Sure, there was a first-up win in 2008-09 – again at the Valley – and Moore, at that stage in the horse’s career, had the prize money ticking over nicely.
But there were no real grand plans for assaults on any of the city’s major races – especially after Inspiration had been a lacklustre three-length seventh in the Sprint Trial three weeks before the internationals. And then a call came through, right out of nowhere.
“They’d had a scratching or something and [then head of international races, sales, and development] Mark Player said ‘would you consider running in the Sprint?’,” says Moore. “He was coming off that seventh but I said to the owner, ‘why not?’ To be honest, I didn’t give the horse a chance.”

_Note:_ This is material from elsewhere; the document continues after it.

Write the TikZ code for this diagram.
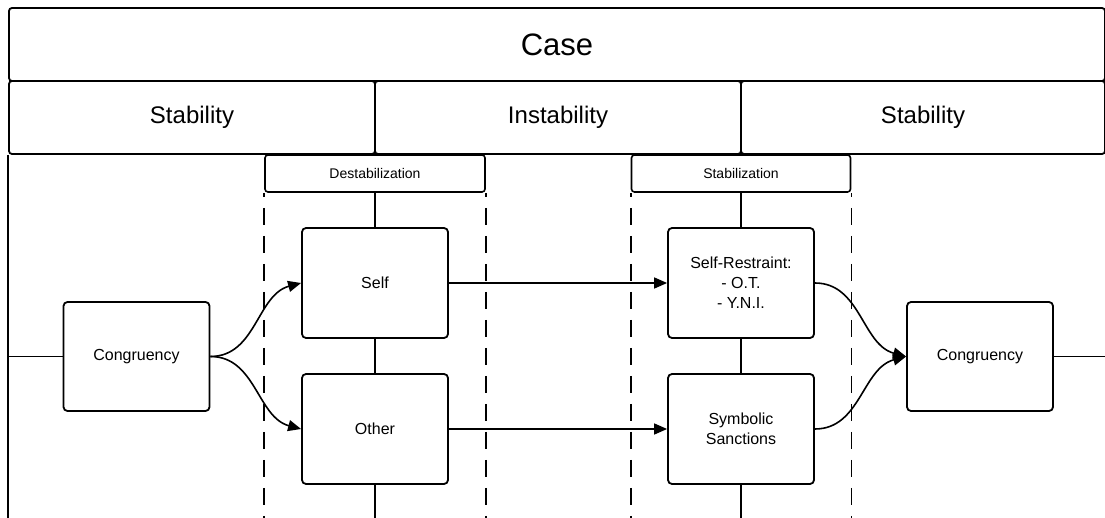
\documentclass[tikz,border=0pt]{standalone}
\usepackage{fontspec}
\setmainfont{Liberation Sans}
\usetikzlibrary{arrows.meta}
\begin{document}
\begin{tikzpicture}[x=1pt,y=-1pt,
		frame/.style={draw,line width=1.8pt,rounded corners=3pt,inner sep=0pt},
		box/.style={draw,line width=1.8pt,rounded corners=4pt,minimum width=146pt,minimum height=110pt,align=center,font=\fontsize{16}{20}\selectfont},
		tag/.style={draw,line width=1.6pt,rounded corners=3pt,minimum width=220pt,minimum height=37pt,font=\fontsize{14}{16}\selectfont},
		link/.style={line width=1.6pt},
		dashline/.style={line width=1.6pt,dash pattern=on 17pt off 11pt,dash phase=13pt},
		arr/.style={link,-{Triangle[length=13pt,width=11pt]}}]
		\useasboundingbox (0,0) rectangle (1105,518);
		\clip (0,0) rectangle (1105,518);

		% header rows
		\node[frame,minimum width=1096pt,minimum height=73pt,font=\fontsize{31}{36}\selectfont] (case) at (557,44.5) {Case};
		\node[frame,minimum width=366pt,minimum height=73pt,font=\fontsize{24}{28}\selectfont] (stabA) at (192,117.5) {Stability};
		\node[frame,minimum width=366pt,minimum height=73pt,font=\fontsize{24}{28}\selectfont] (instab) at (558,117.5) {Instability};
		\node[frame,minimum width=364pt,minimum height=73pt,font=\fontsize{24}{28}\selectfont] (stabB) at (923,117.5) {Stability};
		\draw[line width=1.8pt] (stabA.south west) -- ++(0,400);

		% phase tags
		\node[tag] (destab) at (375,173.5) {Destabilization};
		\node[tag,minimum width=219pt] (stab) at (741,173.5) {Stabilization};
		\draw[dashline] (destab.south west) -- ++(0,340);
		\draw[dashline] (destab.south east) -- ++(0,340);
		\draw[dashline] (stab.south west) -- ++(0,340);
		\draw[dashline] (stab.south east) -- ++(0,340);

		% boxes
		\node[box,minimum height=109pt] (congA) at (136.5,356.5) {Congruency};
		\node[box] (self) at (375,283) {Self};
		\node[box] (other) at (375,429) {Other};
		\node[box] (restraint) at (741,283) {Self-Restraint:\\- O.T.\\- Y.N.I.};
		\node[box] (sanction) at (741,429) {Symbolic\\Sanctions};
		\node[box,minimum height=109pt] (congB) at (980,356.5) {Congruency};

		% spines
		\draw[link] (destab.south) -- (self.north);
		\draw[link] (self.south) -- (other.north);
		\draw[link] (other.south) -- ++(0,60);
		\draw[link] (stab.south) -- (restraint.north);
		\draw[link] (restraint.south) -- (sanction.north);
		\draw[link] (sanction.south) -- ++(0,60);
		\draw[link] (stabA.south west |- congA.west) -- (congA.west);
		\draw[link] (congB.east) -- ++(60,0);

		% flows
		\draw[arr] (congA.east) to[out=0,in=195] (self.west);
		\draw[arr] (congA.east) to[out=0,in=165] (other.west);
		\draw[arr] (self.east) -- (restraint.west);
		\draw[arr] (other.east) -- (sanction.west);
		\draw[arr] (restraint.east) to[out=0,in=165] (congB.west);
		\draw[arr] (sanction.east) to[out=0,in=195] (congB.west);
	\end{tikzpicture}
\end{document}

The buzz going into the race was all about the baldy-faced flying machine Apache Cat.
Australian trainer Greg Eurell had brought the gelding to Hong Kong on the back of a 2008 campaign that had included five Group One wins in a row, and his work going into the Sunday had simply steeled the resolve of punters, who sent the Aussie raider out at $1.9.
In the ring before the race, Moore turned to Beadman and, well, he didn’t really have that much to say.
“I’d be lying if I said I had a plan for them other than to keep the horse out of trouble,” laughs Moore.
It wasn’t much advice – but not much proved more than enough. Beadman took the sit behind Apache Cat early, one off and travelling, and then peeled out with the favourite as they headed for home.
Thing was, Corey Brown on Apache Cat decided to go back in, and they started to struggle, while Beadman and Inspiration went wide, and they flew.
On the line it was Inspiration by a neck from the Caspar Fownes-trained Green Birdie ($8.1), with Apache Cat half-a-length back in third. Ten dollars on the winner got you $679 and another $10 got you $24,696 back for the tierce.
“So we went into the race and Darren found no traffic whatsoever,” recalls Moore. “I think he might have been a bit deep but that horse was field shy.
“He’d always had a field-shy problem and he needed space. Now that probably didn’t help his record but boy did it help him that day.
“Darren had said to me going in that he’d try to keep him where he was comfortable, maybe tracking into the race. It went to plan, or rather it went to the brilliance of Beadman. He just got it all 100 per cent right. I was astounded, to be honest, and when I look back I still am.”